May tells employees he favors tougher cityhood process
Ken Watts | 7/25/2013, 11:32 p.m.
DECATUR Speaking to county employees for the first time as Interim CEO, Lee May said on July 25 that he favors state legislation to reform the cityhood process and ease the economic impact on the county. But May told about 200 workers in Maloof Auditorium in Decatur that he is not against incorporation.
The informal hour-long talk featured May with wireless microphone in hand mixing with the audience, giving employees their first encounter with May in his new role in what resembled a town hall meeting.
“If an area organically comes together and decides that they want to become a city, I think they have a right to do that,” May said responding to a question from a worker. “But state law is really bad in terms of how areas incorporate. It allows new cities to cherry pick all of the most valuable assets of an area and if they’ve got the political will they can get [the cityhood initiative] on the ballot and they’re a city.”
May said he’ll talk with members of the DeKalb House and Senate delegation about developing legislation that would make incorporation a more equitable process. But he said the county has to take a more aggressive role in future public conversations about cityhood.
“We suffer every time an area wants to incorporate and annex. Again, I’m all for them having that ability, but we have to really jump into the conversation proactively and put unbiased data on the table that the public can use to make informed decisions on whether they want incorporation,” May said.
The county could have handled the Dunwoody and Brookhaven cityhood movements better by joining the discusson early, said May. The two north DeKalb suburbs went on to incorporate in 2008 and 2012, taking millions of dollars in property tax and commercial tax revenue with them. There are placeholder bills in the legislature for several more new cities including the proposed cities of Lakeside in the Northlake area and Stonecrest in South DeKalb.
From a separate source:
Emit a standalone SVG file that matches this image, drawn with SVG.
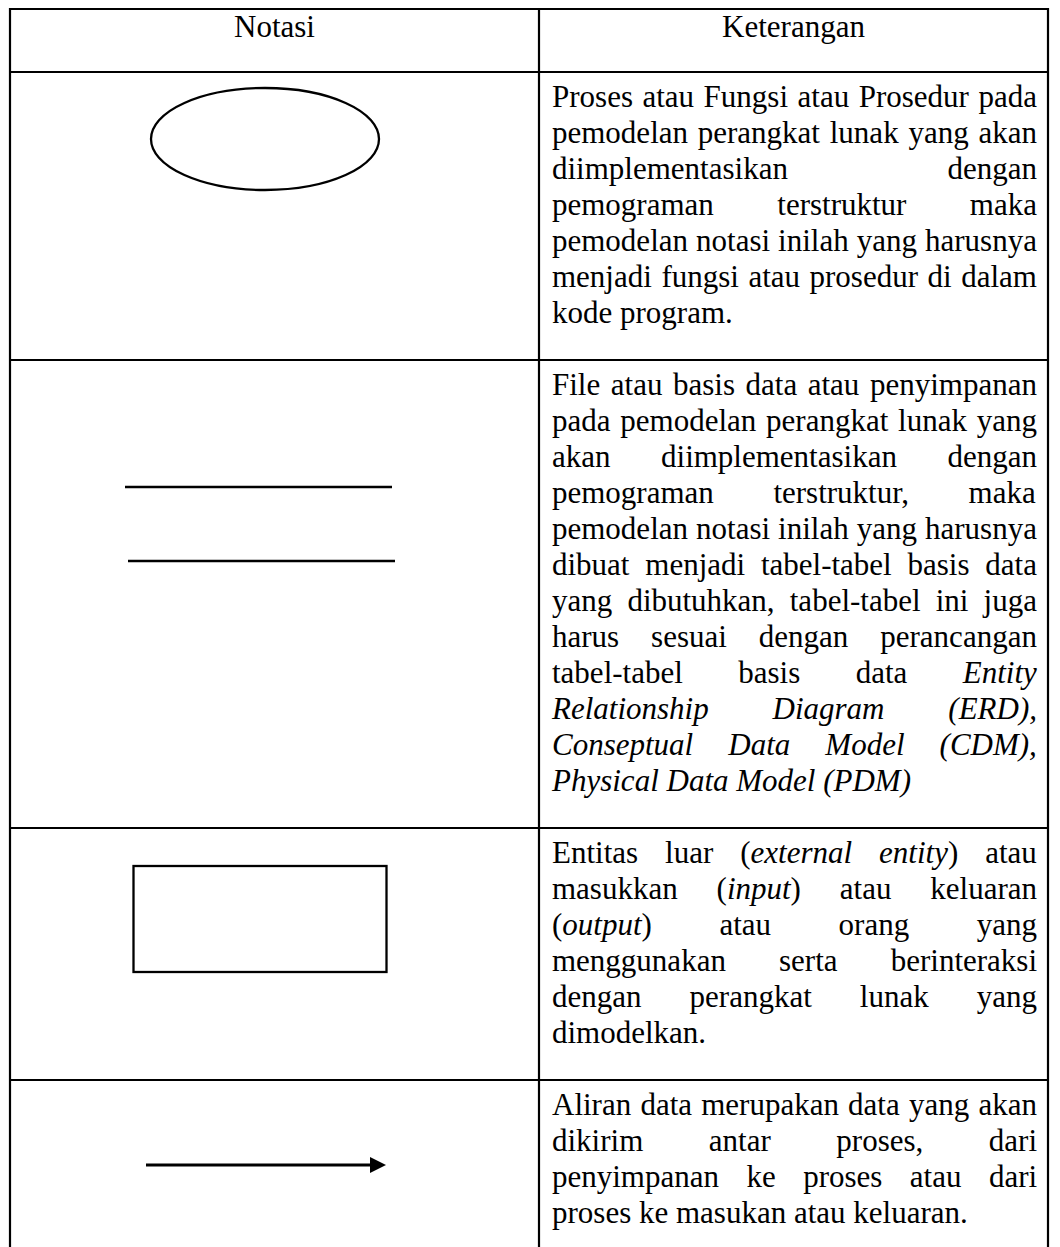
<svg xmlns="http://www.w3.org/2000/svg" width="1060" height="1247" viewBox="0 0 1060 1247">
<style>
.t{font-family:"Liberation Serif","Times New Roman",serif;font-size:31px;fill:#000}
.i{font-style:italic}
.g{fill:none;stroke:#000;stroke-width:2.2}
.s{fill:none;stroke:#000;stroke-width:2.3}
</style>
<rect width="1060" height="1247" fill="#fff"/>
<g id="table">
<path class="g" d="M10,1247 V9 H1048 V1247 M539,9 V1247 M10,72 H1048 M10,360 H1048 M10,828 H1048 M10,1080 H1048"/>
</g>
<g id="header">
<text class="t" x="274.5" y="37" text-anchor="middle">Notasi</text>
<text class="t" x="793.5" y="37" text-anchor="middle">Keterangan</text>
</g>
<g id="node-process">
<ellipse class="s" cx="265" cy="139" rx="114" ry="51"/>
</g>
<g id="node-datastore">
<line class="s" x1="125" y1="487" x2="392" y2="487"/>
<line class="s" x1="128" y1="561" x2="395" y2="561"/>
</g>
<g id="node-entity">
<rect class="s" x="133.5" y="866" width="253" height="106"/>
</g>
<g id="connectors">
<line x1="146" y1="1165" x2="372" y2="1165" stroke="#000" stroke-width="3.2"/>
<path d="M370,1157 L386,1165 L370,1173 z" fill="#000"/>
</g>
<g id="desc-process">
<text class="t" x="552" y="107" word-spacing="1.77">Proses atau Fungsi atau Prosedur pada</text>
<text class="t" x="552" y="143" word-spacing="2.02">pemodelan perangkat lunak yang akan</text>
<text class="t" x="552" y="179" word-spacing="151.8">diimplementasikan dengan</text>
<text class="t" x="552" y="215" word-spacing="55.7">pemograman terstruktur maka</text>
<text class="t" x="552" y="251" word-spacing="0.28">pemodelan notasi inilah yang harusnya</text>
<text class="t" x="552" y="287" word-spacing="1.77">menjadi fungsi atau prosedur di dalam</text>
<text class="t" x="552" y="323">kode program.</text>
</g>
<g id="desc-datastore">
<text class="t" x="552" y="395" word-spacing="2.81">File atau basis data atau penyimpanan</text>
<text class="t" x="552" y="431" word-spacing="2.02">pada pemodelan perangkat lunak yang</text>
<text class="t" x="552" y="467" word-spacing="42.75">akan diimplementasikan dengan</text>
<text class="t" x="552" y="503" word-spacing="51.8">pemograman terstruktur, maka</text>
<text class="t" x="552" y="539" word-spacing="0.28">pemodelan notasi inilah yang harusnya</text>
<text class="t" x="552" y="575" word-spacing="8.03">dibuat menjadi tabel-tabel basis data</text>
<text class="t" x="552" y="611" word-spacing="7.38">yang dibutuhkan, tabel-tabel ini juga</text>
<text class="t" x="552" y="647" word-spacing="24.2">harus sesuai dengan perancangan</text>
<text class="t" x="552" y="683" word-spacing="47.7">tabel-tabel basis data <tspan class="i">Entity</tspan></text>
<text class="t i" x="552" y="719" word-spacing="56.1">Relationship Diagram (ERD),</text>
<text class="t i" x="552" y="755" word-spacing="27.3">Conseptual Data Model (CDM),</text>
<text class="t i" x="552" y="791">Physical Data Model (PDM)</text>
</g>
<g id="desc-entity">
<text class="t" x="552" y="863" word-spacing="19.2">Entitas luar (<tspan class="i">external entity</tspan>) atau</text>
<text class="t" x="552" y="899" word-spacing="31.1">masukkan (<tspan class="i">input</tspan>) atau keluaran</text>
<text class="t" x="552" y="935" word-spacing="59.8">(<tspan class="i">output</tspan>) atau orang yang</text>
<text class="t" x="552" y="971" word-spacing="45.4">menggunakan serta berinteraksi</text>
<text class="t" x="552" y="1007" word-spacing="40.3">dengan perangkat lunak yang</text>
<text class="t" x="552" y="1043">dimodelkan.</text>
</g>
<g id="desc-flow">
<text class="t" x="552" y="1115" word-spacing="1.44">Aliran data merupakan data yang akan</text>
<text class="t" x="552" y="1151" word-spacing="57.8">dikirim antar proses, dari</text>
<text class="t" x="552" y="1187" word-spacing="19.7">penyimpanan ke proses atau dari</text>
<text class="t" x="552" y="1223">proses ke masukan atau keluaran.</text>
</g>
</svg>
State Rep. Pam Stephenson, who represents House District 90, filed placeholder HB687 in the last General Asembly session to create a City of DeKalb and HB 692 that would prohibit annexation within three miles of a municipality, both measures aimed at slowing down the rush to cityhood.
On other priorities, May said he wants to include a three to five year forecast in the proposed 2014 budget that would project future spending on personnel, technology and capital improvements.
May served seven years on the Board of Commissioners and was presiding officer when he was appointed on July 16 by Governor Nathan Deal to replace CEO Burrell Ellis. The Governor suspended Ellis after his indicment on corruption charges.
May will serve until Ellis’ case is resolved or his term ends, whichever comes first. The Interim CEO had a number of high profile fights with his predecessor over budget issues but May promised to put an end to conflict between the board and the CEO’s office.
“I’m tired of the conflict, tired of us fighting. I’m tired of us not being able to get along. I’m tired of us not being able to move legislation as quickly as we can because we’ve got all this mess in between us, this big divide. So that’s one of my highest priorities.” May said.
“I think it went well,” May said afterward. “I just really wanted to speak to the employees from my heart. They’ve been through a disruptive transition and there’s been a lot of turmoil over the past year, So I wanted them to see me face to face, hear my vision and know how important they are to the success of this county.”
May will hold another get acquainted session, July 30 at 9 a.m. in Maloof Auditorium for employees who weren’t able to make the first one.